Surely, you could say, that if there is a big hole to fall in then we would see it before we stepped off the pavement and fell into it. Most sane people would, but that is assuming they haven’t been overtaken by the creeping disease that is causing an unfortunate form of blindness, which, by the way, has nothing to do with sight impairment.

Have you got it already? Shall we find out?

When your mobile phone rings, do you answer it immediately? When a text comes in do you rush to your phone to find out what it says and then send back a text message almost before the text has even had time to get into your in box? Equally do you answer your emails as soon as they come in? Worse still do you have a pop up on the screen which tells you that “you’ve got mail” and regardless of what you are doing, do you find yourself having to read the message, and if appropriate, give an instant response?

If you answered yes to any of the questions above the disease has begun. If you answered yes too many of the questions then the disease had taken control. The disease in question is the perils of the “immediate response”.

What is wrong with that? I hear you say. Surely I am being a good communicator? Technically that would be true if it were a life or death situation, but ask yourself how many of those do you get in a year?

The sad reality is that proving to whoever has been in touch that you will usually respond immediately, sets up a sub conscious reaction in them that they can leave communicating with you till the last minute – because you always respond! Worse still it means that most of the communication will then be urgent and robs you of the time for making a good quality decision, and where necessary, the time to pray about the answer before you give it.
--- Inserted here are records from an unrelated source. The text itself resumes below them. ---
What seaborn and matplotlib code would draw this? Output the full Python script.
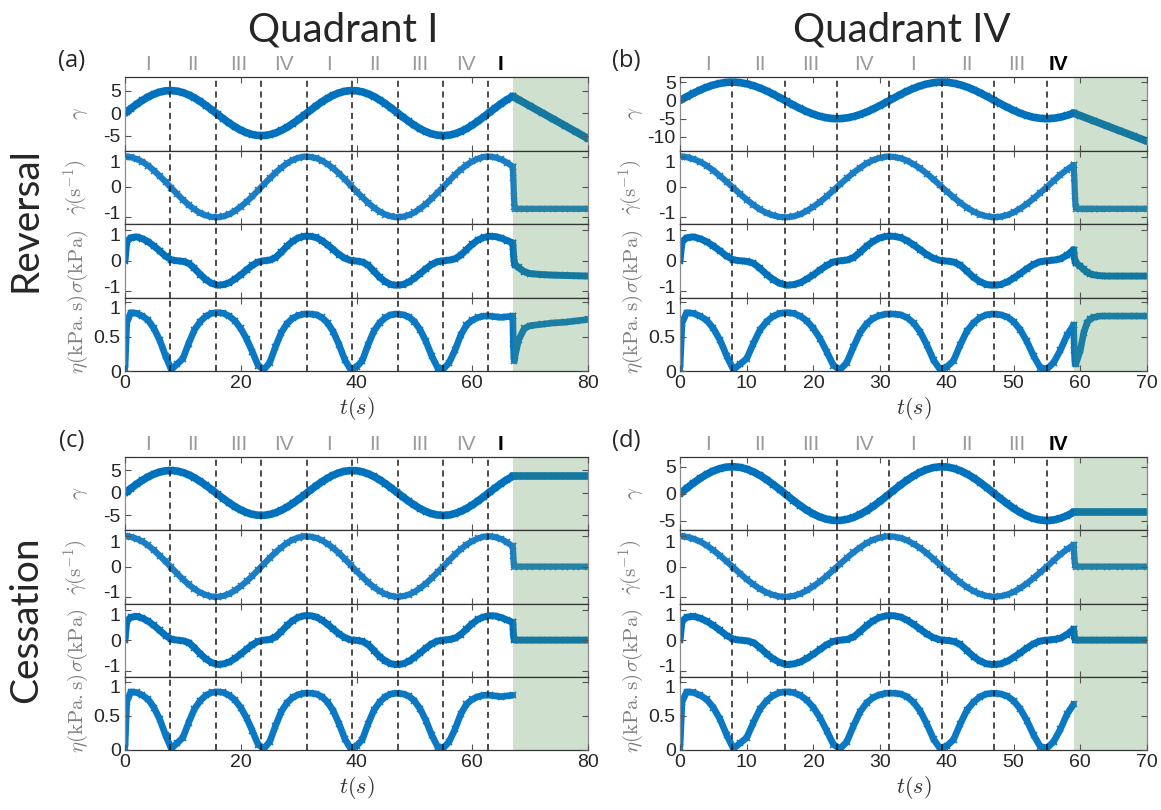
import numpy as np
import matplotlib
matplotlib.use("Agg")
import matplotlib.pyplot as plt
import matplotlib.transforms as mtransforms
from matplotlib.ticker import FuncFormatter
import seaborn as sns

# ---- oscillatory part, shared by all four panels ----
t_cycle = np.r_[0.0, 0.3, np.arange(1, 68)]

gamma_cycle = [0.00, 0.30,
               0.99, 1.95, 2.82, 3.59, 4.21, 4.66, 4.93, 5.00, 4.87,
               4.55, 4.04, 3.38, 2.58, 1.67, 0.71, -0.29, -1.28, -2.21, -3.06,
               -3.78, -4.36, -4.76, -4.97, -4.98, -4.79, -4.42, -3.86, -3.16, -2.32,
               -1.40, -0.42, 0.58, 1.56, 2.47, 3.28, 3.97, 4.49, 4.84, 4.99,
               4.95, 4.70, 4.27, 3.67, 2.92, 2.06, 1.11, 0.12, -0.87, -1.83,
               -2.72, -3.50, -4.14, -4.62, -4.90, -5.00, -4.90, -4.59, -4.11, -3.47,
               -2.68, -1.79, -0.83, 0.17, 1.15, 2.10, 2.96, 3.70]

gdot_cycle = [1.00, 1.00,
              0.98, 0.92, 0.83, 0.70, 0.54, 0.36, 0.17, -0.03, -0.23,
              -0.42, -0.59, -0.74, -0.86, -0.94, -0.99, -1.00, -0.97, -0.90, -0.79,
              -0.65, -0.49, -0.31, -0.11, 0.09, 0.28, 0.47, 0.63, 0.78, 0.89,
              0.96, 1.00, 0.99, 0.95, 0.87, 0.75, 0.61, 0.44, 0.25, 0.05,
              -0.15, -0.34, -0.52, -0.68, -0.81, -0.91, -0.97, -1.00, -0.98, -0.93,
              -0.84, -0.71, -0.56, -0.38, -0.19, 0.00, 0.20, 0.40, 0.57, 0.72,
              0.84, 0.93, 0.99, 1.00, 0.97, 0.91, 0.80, 0.67]

sigma_cycle = [0.00, 0.62,
               0.75, 0.78, 0.72, 0.62, 0.48, 0.32, 0.15, 0.03, 0.00,
               -0.02, -0.08, -0.25, -0.45, -0.62, -0.74, -0.80, -0.78, -0.72, -0.60,
               -0.46, -0.30, -0.15, -0.04, 0.00, 0.02, 0.10, 0.28, 0.48, 0.64,
               0.75, 0.80, 0.80, 0.76, 0.66, 0.52, 0.36, 0.20, 0.08, 0.01,
               -0.01, -0.04, -0.14, -0.34, -0.54, -0.69, -0.78, -0.80, -0.78, -0.70,
               -0.57, -0.42, -0.26, -0.12, -0.03, 0.00, 0.02, 0.06, 0.18, 0.36,
               0.54, 0.68, 0.76, 0.80, 0.79, 0.74, 0.66, 0.58]

eta_cycle = [0.05, 0.70,
             0.85, 0.84, 0.80, 0.74, 0.62, 0.45, 0.22, 0.02, 0.10,
             0.18, 0.40, 0.60, 0.72, 0.80, 0.84, 0.85, 0.84, 0.80, 0.73,
             0.62, 0.47, 0.28, 0.08, 0.02, 0.12, 0.35, 0.56, 0.69, 0.77,
             0.81, 0.83, 0.83, 0.82, 0.78, 0.70, 0.57, 0.38, 0.16, 0.02,
             0.06, 0.15, 0.38, 0.58, 0.70, 0.78, 0.82, 0.83, 0.82, 0.79,
             0.72, 0.60, 0.43, 0.22, 0.05, 0.03, 0.12, 0.30, 0.52, 0.67,
             0.74, 0.78, 0.80, 0.80, 0.79, 0.78, 0.79, 0.80]

# switch times (start of shaded region)
t_switch_q1 = 67.0
t_switch_q4 = 59.0

# quarter-period marks
phase_marks_q1 = [7.85, 15.7, 23.55, 31.4, 39.25, 47.1, 54.95, 62.8]
phase_marks_q4 = [7.85, 15.7, 23.55, 31.4, 39.25, 47.1, 54.95]

quad_labels_q1 = ["I", "II", "III", "IV", "I", "II", "III", "IV", "I"]
quad_pos_q1 = [3.9, 11.8, 19.6, 27.5, 35.3, 43.2, 51.0, 58.9, 64.9]
quad_labels_q4 = ["I", "II", "III", "IV", "I", "II", "III", "IV"]
quad_pos_q4 = [4.2, 12.0, 19.6, 27.5, 35.0, 43.0, 50.5, 56.8]

# ---- after the switch ----
# (a) reversal, quadrant I
rev1_t_gamma = [67.0, 68, 70, 72, 74, 76, 78, 80]
rev1_gamma = [3.70, 2.98, 1.54, 0.10, -1.34, -2.78, -4.22, -5.66]
rev1_t = [67.0, 67.1, 67.2, 67.3, 67.4, 68, 69, 70, 72, 74, 76, 78, 80]
rev1_gdot = [0.67, 0.30, -0.30, -0.65, -0.72, -0.72, -0.72, -0.72, -0.72, -0.72, -0.72, -0.72, -0.72]
rev1_sigma = [0.58, 0.30, 0.05, -0.08, -0.14, -0.22, -0.36, -0.42, -0.45, -0.47, -0.48, -0.49, -0.50]
rev1_eta = [0.80, 0.40, 0.18, 0.15, 0.22, 0.45, 0.62, 0.66, 0.68, 0.70, 0.71, 0.73, 0.75]

# (b) reversal, quadrant IV
rev4_t_gamma = [59.0, 60, 62, 64, 66, 68, 70]
rev4_gamma = [-3.47, -4.17, -5.57, -6.97, -8.37, -9.77, -11.17]
rev4_t = [59.0, 59.1, 59.2, 59.3, 59.4, 60, 60.5, 61, 61.5, 62, 63, 64, 66, 68, 70]
rev4_gdot = [0.72, 0.30, -0.30, -0.65, -0.72, -0.72, -0.72, -0.72, -0.72, -0.72, -0.72, -0.72, -0.72, -0.72, -0.72]
rev4_sigma = [0.36, 0.15, -0.02, -0.06, -0.08, -0.18, -0.28, -0.37, -0.43, -0.46, -0.49, -0.50, -0.50, -0.50, -0.50]
rev4_eta = [0.67, 0.30, 0.12, 0.10, 0.12, 0.30, 0.55, 0.70, 0.76, 0.78, 0.80, 0.80, 0.80, 0.80, 0.80]

# (c) cessation, quadrant I
ces1_t = [67.0, 67.1, 67.2, 67.3, 68, 70, 72, 74, 76, 78, 80]
ces1_gamma = [3.70, 3.70, 3.70, 3.70, 3.70, 3.70, 3.70, 3.70, 3.70, 3.70, 3.70]
ces1_gdot = [0.67, 0.35, 0.05, 0.00, 0.00, 0.00, 0.00, 0.00, 0.00, 0.00, 0.00]
ces1_sigma = [0.58, 0.25, 0.05, 0.00, 0.00, 0.00, 0.00, 0.00, 0.00, 0.00, 0.00]

# (d) cessation, quadrant IV
ces4_t = [59.0, 59.1, 59.2, 59.3, 60, 62, 64, 66, 68, 70]
ces4_gamma = [-3.47, -3.47, -3.47, -3.47, -3.47, -3.47, -3.47, -3.47, -3.47, -3.47]
ces4_gdot = [0.72, 0.35, 0.05, 0.00, 0.00, 0.00, 0.00, 0.00, 0.00, 0.00]
ces4_sigma = [0.36, 0.15, 0.02, 0.00, 0.00, 0.00, 0.00, 0.00, 0.00, 0.00]

# ---- style ----
sns.set_theme(style="ticks")
plt.rcParams["font.family"] = ["Liberation Sans", "DejaVu Sans"]
plt.rcParams["mathtext.fontset"] = "cm"
plt.rcParams["axes.unicode_minus"] = False

ROW_COLORS = ["#0072BD", "#1a7ec6", "#0072BD", "#0a78c2"]
GREEN = "#4f8f4f"
GREY_TXT = "#7f7f7f"
ROW_LW = [5.5, 4.5, 5.0, 4.8]
YLABELS = [r"$\gamma$", r"$\dot{\gamma}(\mathrm{s}^{-1})$",
           r"$\sigma(\mathrm{kPa})$", r"$\eta(\mathrm{kPa.s})$"]

W, H = 1161, 810
fig = plt.figure(figsize=(W / 100, H / 100), dpi=100)
NUDGE_DOWN = mtransforms.ScaledTranslation(0, -3.5 / 72, fig.dpi_scale_trans)
NUDGE_UP = mtransforms.ScaledTranslation(0, 3.5 / 72, fig.dpi_scale_trans)


def curve(ax, t, y, lw, color):
    sns.lineplot(x=t, y=y, ax=ax, color=color, lw=lw, marker="x",
                 markersize=5, markeredgewidth=1.2, markeredgecolor=color,
                 estimator=None, sort=False, zorder=2)


def draw_panel(px_left, px_right, px_top, px_bottom, tag, t_sw, xmax, xticks,
               g_ticks, g_lim, marks, qpos, qlab, post):
    left = px_left / W
    width = (px_right - px_left) / W
    h = (px_bottom - px_top) / H / 4
    bottom = 1 - px_bottom / H
    keep = t_cycle <= t_sw + 1e-9
    cyc = [np.asarray(a)[keep] for a in (gamma_cycle, gdot_cycle, sigma_cycle, eta_cycle)]
    lims = [g_lim, (-1.22, 1.2), (-1.2, 1.2), (0, 1.07)]
    yticks = [g_ticks, [-1, 0, 1], [-1, 0, 1], [0, 0.5, 1]]
    axes = []
    for i in range(4):
        ax = fig.add_axes([left, bottom + (3 - i) * h, width, h])
        curve(ax, t_cycle[keep], cyc[i], ROW_LW[i], ROW_COLORS[i])
        if post[i] is not None:
            curve(ax, post[i][0], post[i][1], ROW_LW[i], ROW_COLORS[i])
        for m in marks:
            ax.axvline(m, color="k", lw=1.1, ls=(0, (4, 3)), zorder=2.1)
        ax.axvspan(t_sw, xmax, facecolor=GREEN, alpha=0.27, lw=0, zorder=2.2)
        ax.set_xlim(0, xmax)
        ax.set_ylim(*lims[i])
        ax.set_yticks(yticks[i])
        ax.yaxis.set_major_formatter(FuncFormatter(lambda v, p: f"{v:g}"))
        ax.set_xticks(xticks)
        ax.set_axisbelow(False)
        ax.tick_params(direction="in", top=True, right=True, length=4, width=0.8,
                       colors="#555555", labelcolor="#262626", labelsize=14, pad=3)
        for s in ("left", "right"):
            ax.spines[s].set_color("#8c8c8c")
        for s in ("top", "bottom"):
            ax.spines[s].set_color("#333333")
        for s in ax.spines.values():
            s.set_linewidth(0.9)
        ax.set_ylabel(YLABELS[i], fontsize=15, color=GREY_TXT)
        ax.yaxis.set_label_coords(-0.075, 0.5)
        ax.set_xlabel("")
        if i < 3:
            ax.tick_params(labelbottom=False)
        # nudge the +-1 labels at the seams a few pixels inward
        yt = ax.yaxis.get_major_ticks()
        if i in (1, 2, 3):
            lab = yt[-1].label1
            lab.set_transform(lab.get_transform() + NUDGE_DOWN)
        if i in (1, 2):
            lab = yt[0].label1
            lab.set_transform(lab.get_transform() + NUDGE_UP)
        axes.append(ax)
    axes[3].set_xlabel(r"$t(s)$", fontsize=16, color="#333333", labelpad=2)
    top = axes[0]
    tr = mtransforms.blended_transform_factory(top.transData, top.transAxes)
    for j, (x, s) in enumerate(zip(qpos, qlab)):
        last = j == len(qlab) - 1
        top.text(x, 1.04, s, transform=tr, ha="center", va="bottom", fontsize=15,
                 color="black" if last else "#9a9a9a",
                 fontweight="bold" if last else "normal")
    top.text(-0.115, 1.05, tag, transform=top.transAxes, ha="center", va="bottom",
             fontsize=17, family=["Open Sans", "DejaVu Sans"])
    return axes


draw_panel(125, 588, 77, 371, "(a)", t_switch_q1, 80, [0, 20, 40, 60, 80],
           [-5, 0, 5], (-8.3, 8.0), phase_marks_q1, quad_pos_q1, quad_labels_q1,
           [(rev1_t_gamma, rev1_gamma), (rev1_t, rev1_gdot),
            (rev1_t, rev1_sigma), (rev1_t, rev1_eta)])
draw_panel(680, 1147, 77, 371, "(b)", t_switch_q4, 70, list(range(0, 71, 10)),
           [-10, -5, 0, 5], (-13.7, 6.4), phase_marks_q4, quad_pos_q4, quad_labels_q4,
           [(rev4_t_gamma, rev4_gamma), (rev4_t, rev4_gdot),
            (rev4_t, rev4_sigma), (rev4_t, rev4_eta)])
draw_panel(125, 588, 457, 750, "(c)", t_switch_q1, 80, [0, 20, 40, 60, 80],
           [-5, 0, 5], (-8.3, 8.0), phase_marks_q1, quad_pos_q1, quad_labels_q1,
           [(ces1_t, ces1_gamma), (ces1_t, ces1_gdot), (ces1_t, ces1_sigma), None])
draw_panel(680, 1147, 457, 750, "(d)", t_switch_q4, 70, list(range(0, 71, 10)),
           [-5, 0, 5], (-6.8, 6.8), phase_marks_q4, quad_pos_q4, quad_labels_q4,
           [(ces4_t, ces4_gamma), (ces4_t, ces4_gdot), (ces4_t, ces4_sigma), None])

title_font = ["Lato", "DejaVu Sans"]
fig.text(343 / W, 1 - 30 / H, "Quadrant I", ha="center", va="center", fontsize=29, family=title_font)
fig.text(902 / W, 1 - 30 / H, "Quadrant IV", ha="center", va="center", fontsize=29, family=title_font)
fig.text(26 / W, 1 - 220 / H, "Reversal", ha="center", va="center", rotation=90, fontsize=28, family=title_font)
fig.text(26 / W, 1 - 620 / H, "Cessation", ha="center", va="center", rotation=90, fontsize=28, family=title_font)

fig.savefig("out.png", dpi=100)
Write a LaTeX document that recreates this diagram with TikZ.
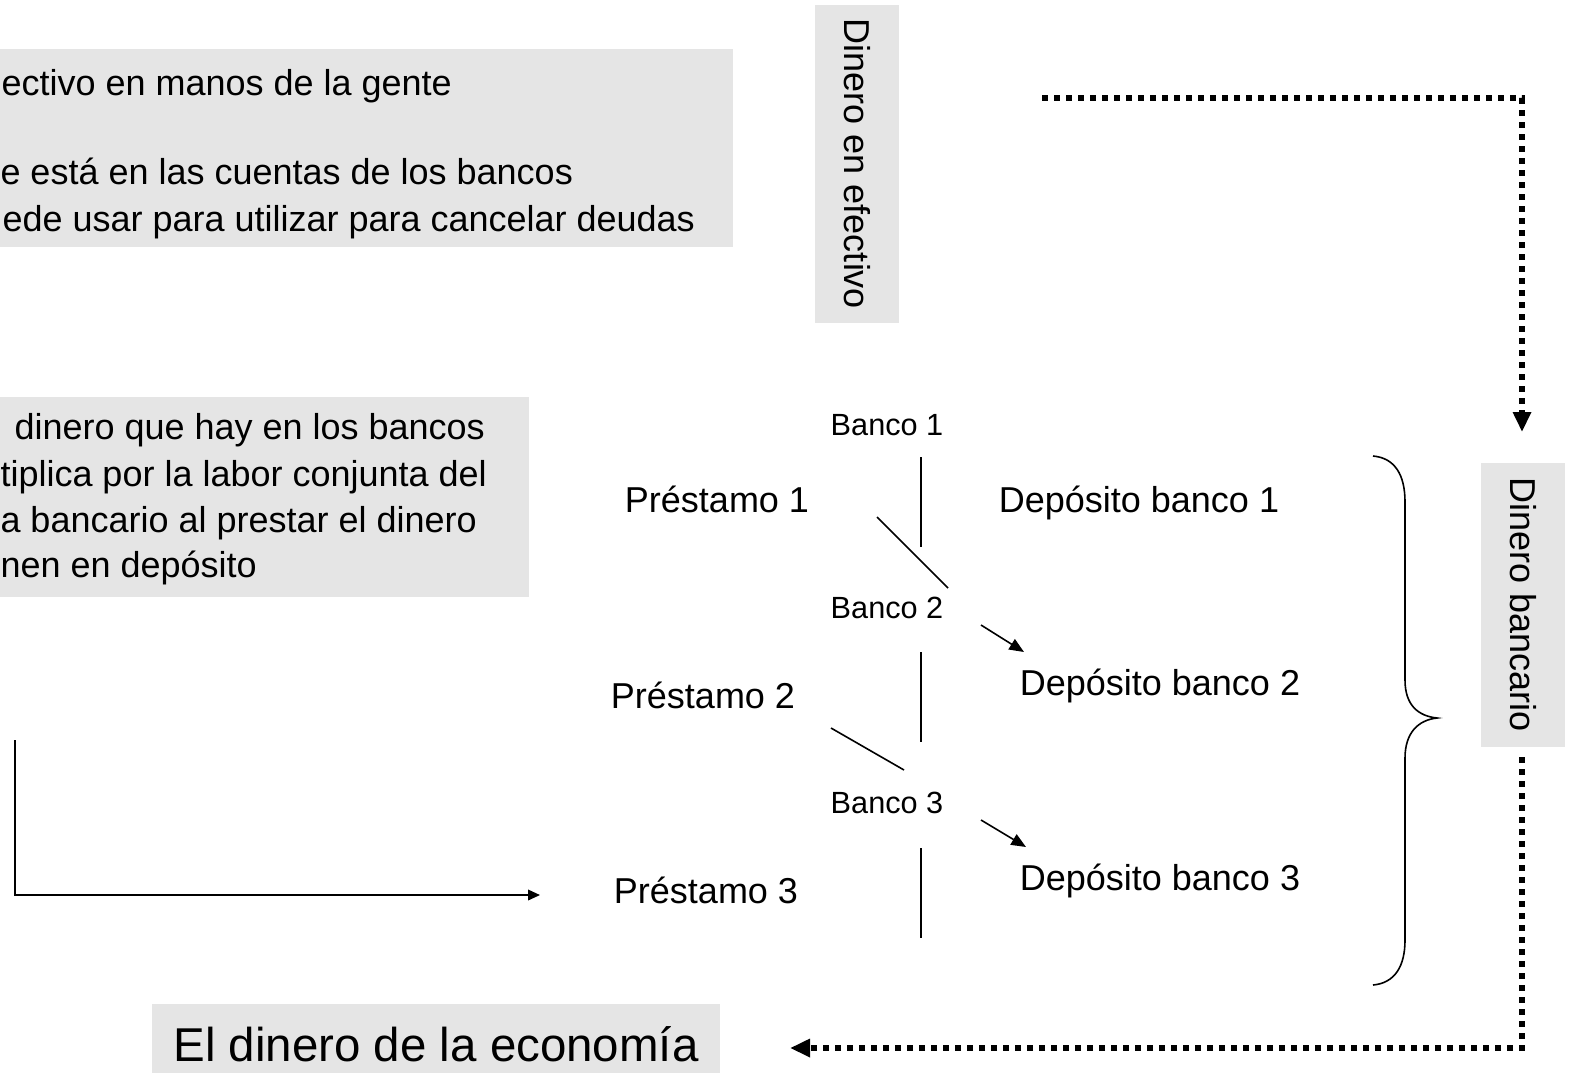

This need for the instant response has a habit of putting you under pressure and building totally unnecessary stress into your day. On my courses it is not unusual for people to admit that they have even answered the phone when sitting on the toilet, that is how much the urgency to answer has taken hold.

The cure is to turn your phone onto silent whilst you are working on something important, as your time is already spoken for, and let the answer phone take the call. To only check your emails every three hours, or when you have a spare moment (and don’t let them become a displacement activity when in reality you are procrastinating about getting down to something important). Read your text message if curiosity gets the better of you, but don’t answer it immediately. Turn off the pop up as it will distract you from your current work. Turn off your work phone when you leave the office. Your company will have your home phone if it is truly urgent.

At home don’t always answer the home phone immediately, let it go on to answer phone and then you can filter the calls. Set up a process with your immediate family that if it is urgent they should ring three times, hang up and then ring again. That way you will know it is worth answering – and it better be an emergency!

These are just some of the ways you can start to reverse the vicious cycle you may have gotten into.